15. The network amplifier of claim 11, wherein the gain controller is further configured for establishing the second amplification factor at a level so that the adjusted downlink signal has sufficient strength to be successfully communicated to the handset.

16. The system as recited in claim 11, wherein the values of both the first and second amplification factors are approximately equal.

17. The system as recited in claim 11, wherein the communication device communicates with the handset via a second antenna.

18. The system as recited in claim 11, wherein the network amplifier is configured to communicate with a plurality of handsets via the second antenna.

19. In a system that includes a wireless network including a base station able to communicate with multiple handsets, a method for communicating signals between the base station and one or more handsets using a network amplifier, the method comprising:

determining a required signal level at which an uplink signal is to be transmitted by a network amplifier in order to reach a base station;

receiving the uplink signal from at least one handset at the network amplifier;

applying an amplification factor to the uplink signal, wherein the amplification factor is adjusted such that a level of a resulting amplified uplink signal satisfies the required signal level; and

transmitting the resulting amplified uplink signal via an antenna to the base station.

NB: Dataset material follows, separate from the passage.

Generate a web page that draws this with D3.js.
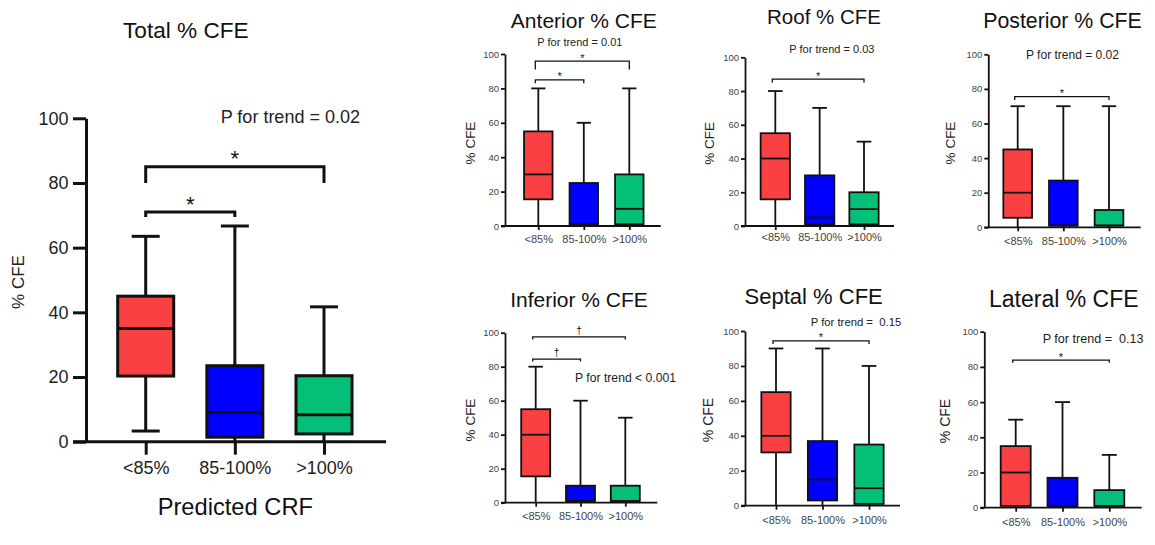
<!DOCTYPE html>
<html>
<head>
<meta charset="utf-8">
<script src="https://cdn.jsdelivr.net/npm/d3@7"></script>
<style>
  html, body { margin: 0; padding: 0; background: #fff; }
  svg { display: block; font-family: "Liberation Sans", Arial, sans-serif; }
  text { white-space: pre; }
</style>
</head>
<body>
<svg id="chart" width="1155" height="545"></svg>
<script>
// ---------- DATA ----------
const categories = ["<85%", "85-100%", ">100%"];
const yTicks = [0, 20, 40, 60, 80, 100];
const boxColors = ["#F94144", "#0000FF", "#04BF78"];

// [min, q1, median, q3, max] per category
const totalStats     = [[3.3, 20.3, 35, 45, 63.5], [0, 1.4, 9, 23.5, 66.7], [0, 2.4, 8.3, 20.4, 41.7]];
const anteriorStats  = [[0, 15.5, 30, 55, 80], [0, 1, 1, 25, 60], [0, 1, 10, 30, 80]];
const roofStats      = [[0, 15.8, 40, 55, 80], [0, 0.8, 5, 30, 70], [0, 1, 10, 20, 50]];
const posteriorStats = [[0, 5.5, 20, 45, 70], [0, 1, 1, 27, 70], [0, 1, 1, 10, 70]];
const inferiorStats  = [[0, 15.5, 40, 55, 80], [0, 1, 1, 10, 60], [0, 1, 1, 10, 50]];
const septalStats    = [[0, 30.5, 40, 65, 90], [0, 3, 15, 37, 90], [0, 1, 10, 35, 80]];
const lateralStats   = [[0, 1, 20, 35, 50], [0, 1, 1, 17, 60], [0, 1, 1, 10, 30]];

// significance brackets: [fromIndex, toIndex, barValue, legEndValue, symbol]
const totalBrackets     = [[0, 2, 85, 80, "*"], [0, 1, 71, 69.5, "*"]];
const anteriorBrackets  = [[0, 2, 95.9, 91, "*"], [0, 1, 84.9, 83, "*"]];
const roofBrackets      = [[0, 2, 87.1, 85, "*"]];
const posteriorBrackets = [[0, 2, 75.5, 73.6, "*"]];
const inferiorBrackets  = [[0, 2, 97.6, 96, "\u2020"], [0, 1, 84.5, 83, "\u2020"]];
const septalBrackets    = [[0, 2, 94.4, 92.6, "*"]];
const lateralBrackets   = [[0, 2, 83.9, 82.4, "*"]];

const titles = ["Total % CFE", "Anterior % CFE", "Roof % CFE", "Posterior % CFE",
                "Inferior % CFE", "Septal % CFE", "Lateral % CFE"];
const trendLabels = ["P for trend = 0.02", "P for trend = 0.01", "P for trend = 0.03",
                     "P for trend = 0.02", "P for trend < 0.001", "P for trend =  0.15",
                     "P for trend =  0.13"];
const yAxisLabel = "% CFE";
const xAxisLabel = "Predicted CRF";

// ---------- LAYOUT ----------
const panels = [
  { stats: totalStats, brackets: totalBrackets, big: true,
    axisX: 86, xEnd: 386, y0: 441.7, y100: 118.3, c0: 145.7, c2: 324, boxW: 56,
    title: [185.8, 38, 22.6], ptxt: [220.7, 123, 18], ylab: [18, 282, 17], xlabOff: 32.3 },
  { stats: anteriorStats, brackets: anteriorBrackets,
    axisX: 505, xEnd: 660.7, y0: 226, y100: 54, c0: 538.3, c2: 629.3, boxW: 28.5,
    title: [583.8, 28.3, 21], ptxt: [537.3, 46, 11], ylab: [470, 143, 13.5], xlabOff: 16.7 },
  { stats: roofStats, brackets: roofBrackets,
    axisX: 745, xEnd: 894, y0: 226, y100: 57.3, c0: 775.3, c2: 864, boxW: 29.3,
    title: [824, 24, 20.5], ptxt: [789.3, 53.3, 11], ylab: [709.5, 143.3, 13.5], xlabOff: 15 },
  { stats: posteriorStats, brackets: posteriorBrackets,
    axisX: 988.3, xEnd: 1140.7, y0: 227.3, y100: 54.3, c0: 1017.7, c2: 1109, boxW: 28.7,
    title: [1062.5, 28.3, 21.3], ptxt: [1026, 59.3, 12], ylab: [950, 143, 13.5], xlabOff: 17.5 },
  { stats: inferiorStats, brackets: inferiorBrackets,
    axisX: 505, xEnd: 657.3, y0: 502.7, y100: 332.7, c0: 535.7, c2: 625.3, boxW: 29,
    title: [579, 307.3, 21], ptxt: [575, 381.7, 12.2], ylab: [470, 420, 13.5], xlabOff: 17.3 },
  { stats: septalStats, brackets: septalBrackets,
    axisX: 745, xEnd: 900, y0: 505.7, y100: 331, c0: 776, c2: 869, boxW: 29.3,
    title: [813.7, 304, 22], ptxt: [810.7, 326, 11.3], ylab: [707.5, 420, 14], xlabOff: 18.3 },
  { stats: lateralStats, brackets: lateralBrackets,
    axisX: 984.3, xEnd: 1141.7, y0: 507.7, y100: 331.7, c0: 1015.7, c2: 1109.3, boxW: 30,
    title: [1063.8, 307.3, 23], ptxt: [1042.7, 343.3, 12.6], ylab: [945, 421, 14], xlabOff: 18.3 }
];

const svg = d3.select("#chart");

panels.forEach((p, pi) => {
  const big = !!p.big;
  const sw = big ? 3 : 1.8;          // box / axis stroke
  const bsw = big ? 3 : 1.3;         // bracket stroke
  const tickLen = big ? 13 : 4;
  const tickFont = big ? 18 : 9.5;
  const xFont = big ? 18 : 11;
  const ink = "#111";
  const tickInk = big ? "#222" : "#444";

  const y = d3.scaleLinear().domain([0, 100]).range([p.y0, p.y100]);
  const x = d3.scalePoint().domain(categories).range([p.c0, p.c2]);
  const g = svg.append("g");

  // y axis
  const yAx = g.append("g")
    .attr("transform", `translate(${p.axisX},0)`)
    .call(d3.axisLeft(y).tickValues(yTicks).tickSize(tickLen).tickSizeOuter(0)
      .tickPadding(big ? 4.5 : 2));
  yAx.select(".domain").attr("stroke", ink).attr("stroke-width", sw);
  yAx.selectAll(".tick line").attr("stroke", ink).attr("stroke-width", sw);
  yAx.selectAll(".tick text").attr("fill", tickInk).attr("font-size", tickFont)
    .attr("font-family", "Liberation Sans, Arial, sans-serif");

  // x axis
  const xAx = g.append("g")
    .attr("transform", `translate(0,${p.y0})`)
    .call(d3.axisBottom(x).tickSize(tickLen).tickSizeOuter(0).tickPadding(0));
  xAx.select(".domain").remove();
  xAx.selectAll(".tick line").attr("stroke", ink).attr("stroke-width", sw);
  xAx.selectAll(".tick text").attr("fill", tickInk).attr("font-size", xFont)
    .attr("font-family", "Liberation Sans, Arial, sans-serif")
    .attr("dy", null).attr("y", p.xlabOff);
  g.append("line")
    .attr("x1", p.axisX - tickLen).attr("x2", p.xEnd)
    .attr("y1", p.y0).attr("y2", p.y0)
    .attr("stroke", ink).attr("stroke-width", sw);

  // boxes
  const bx = g.selectAll("g.box").data(p.stats).join("g").attr("class", "box");
  // whiskers
  bx.append("line")
    .attr("x1", (d, i) => x(categories[i])).attr("x2", (d, i) => x(categories[i]))
    .attr("y1", d => y(d[0])).attr("y2", d => y(d[4]))
    .attr("stroke", ink).attr("stroke-width", sw);
  // caps (only when whisker end is above axis)
  bx.append("line")
    .attr("x1", (d, i) => x(categories[i]) - p.boxW / 4)
    .attr("x2", (d, i) => x(categories[i]) + p.boxW / 4)
    .attr("y1", d => y(d[4])).attr("y2", d => y(d[4]))
    .attr("stroke", ink).attr("stroke-width", sw);
  bx.filter(d => d[0] > 0).append("line")
    .attr("x1", (d, i) => x(categories[p.stats.indexOf(d)]) - p.boxW / 4)
    .attr("x2", (d, i) => x(categories[p.stats.indexOf(d)]) + p.boxW / 4)
    .attr("y1", d => y(d[0])).attr("y2", d => y(d[0]))
    .attr("stroke", ink).attr("stroke-width", sw);
  // box rect
  bx.append("rect")
    .attr("x", (d, i) => x(categories[i]) - p.boxW / 2)
    .attr("width", p.boxW)
    .attr("y", d => y(d[3]))
    .attr("height", d => y(d[1]) - y(d[3]))
    .attr("fill", (d, i) => boxColors[i])
    .attr("stroke", ink).attr("stroke-width", sw);
  // median
  bx.append("line")
    .attr("x1", (d, i) => x(categories[i]) - p.boxW / 2)
    .attr("x2", (d, i) => x(categories[i]) + p.boxW / 2)
    .attr("y1", d => y(d[2])).attr("y2", d => y(d[2]))
    .attr("stroke", ink).attr("stroke-width", sw);

  // brackets
  p.brackets.forEach(b => {
    const xa = x(categories[b[0]]) - (big ? 0 : 3);
    const xb = x(categories[b[1]]);
    const yb = y(b[2]), yl = y(b[3]);
    g.append("path")
      .attr("d", `M${xa},${yl}V${yb}H${xb}V${yl}`)
      .attr("fill", "none").attr("stroke", ink).attr("stroke-width", bsw);
    const dag = b[4] !== "*";
    g.append("text")
      .attr("x", (xa + xb) / 2)
      .attr("y", big ? yb - 0.5 : (dag ? yb - 3 : yb + 0.5))
      .attr("text-anchor", "middle")
      .attr("font-size", big ? 22 : (dag ? 10 : 11))
      .attr("fill", ink)
      .text(b[4]);
  });

  // title
  g.append("text").attr("x", p.title[0]).attr("y", p.title[1])
    .attr("text-anchor", "middle").attr("font-size", p.title[2]).attr("fill", ink)
    .text(titles[pi]);
  // p for trend
  g.append("text").attr("x", p.ptxt[0]).attr("y", p.ptxt[1])
    .attr("font-size", p.ptxt[2]).attr("fill", "#222")
    .text(trendLabels[pi]);
  // y label
  g.append("text")
    .attr("transform", `translate(${p.ylab[0]},${p.ylab[1]}) rotate(-90)`)
    .attr("text-anchor", "middle").attr("dominant-baseline", "central")
    .attr("font-size", p.ylab[2]).attr("fill", "#222")
    .text(yAxisLabel);
  if (big) {
    g.append("text").attr("x", 235.3).attr("y", 515)
      .attr("text-anchor", "middle").attr("font-size", 23.7).attr("fill", ink)
      .text(xAxisLabel);
  }
});
</script>
</body>
</html>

20. The method as recited in claim 19, further comprising changing the amplification factor in the event that the required signal level does not exceed a predetermined value.

21. The method as recited in claim 20, further comprising setting the amplification factor to a zero-value in the event that the required signal level exceeds a predetermined value.

22. The method as recited in claim 19, further comprising setting a value of amplification factor so that interference introduced into a cellular network by the transmission of the adjusted uplink signal is substantially eliminated.

23. The method as recited in claim 19, wherein the required signal level increases as at least one of distance and attenuation between the antenna and the base station increases.